The land is one great wild, untidy luxuriant hothouse, made by nature for herself. -Charles Darwin
Although our project is far from finished, the Panama adventure has ended. These first few days home, I find myself looking back and reflecting on the 31 days I spent on a narrow isthmus between two oceans, just north of the equator, on an island, in a rain forest and still find it hard to believe that I was there.
In an attempt to keep the forest experience close, I am reading Tropical Nature: Life and Death in the Rain Forests of Central and South America by Adrian Forsyth and Ken Miyata. Reading this now enables me to make sense of new information, answer questions that I had or didn’t know I had and to revisit the forest, if only in my mind.
A few quotes by Forsythe and Miyata have caught my attention.
But the tangle of diversity that characterizes life in the humid tropics can perplex and confuse on the first exposure.
The first days we spent in and around the rain forest, I was indeed, perplexed. The forest didn’t look like I expected it to. Despite the diversity that everyone talked about, everything looked the same and everything was painted a pale shade of GREEN! It wasn’t until some days into the trip and various trips into the forest, that I started to become aware of the zillions of different types of trees and leaves and the rainbow of colors hiding amongst the subtle shades of green.
The first visit to a tropical rain forest can be a profoundly stimulating experience for any naturalist, but it can also be a drastic shock. An endless stream of information bombards the senses from the richness of tropical nature, yet it arrives as if in a garbled foreign tongue. One is lost without a guide.
I am still being bombarded with information and suspect that I will continue to be for some time. It is now, that I am a great distance from the forest, that I remember acutely the smell of the humid air and the decaying forest. The city around me now just seems like a quiet din. Fire and police sirens, city buses, passing drunks, MSOE students playing on the field and the TV blaring are no comparison to the deep horns of the howler monkeys, the giant cicadas singing relentlessly and the constant hum of a forest decaying and rebuilding.

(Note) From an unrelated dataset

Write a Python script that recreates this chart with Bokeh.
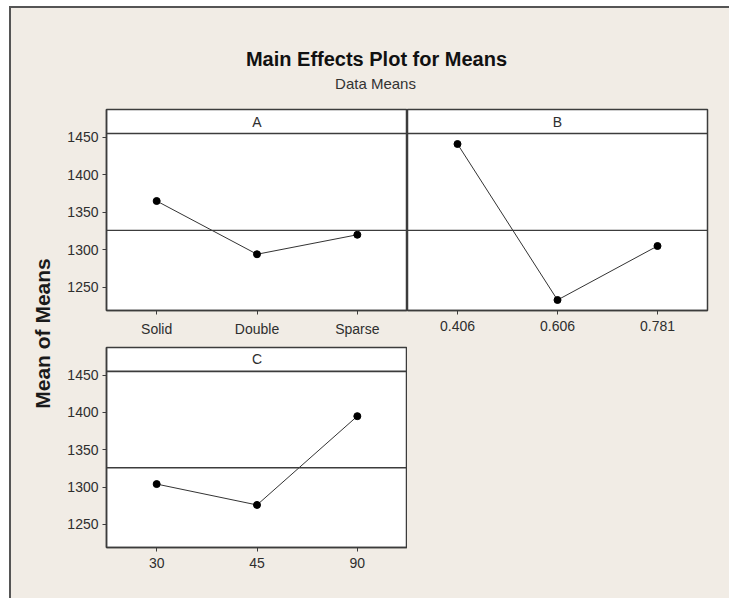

And had it not been for a trustworthy guide I am most certain I would have been lost! I was fortunate to be on this adventure with a rain forest veteran. I am deeply grateful that Sarah was there to point things out, answer questions, explain and re-explain, read maps, clear spider webs, take pictures, supply bug spray, divert attention away from possible snake sightings and share her knowledge, respect and love for the tropical rain forest.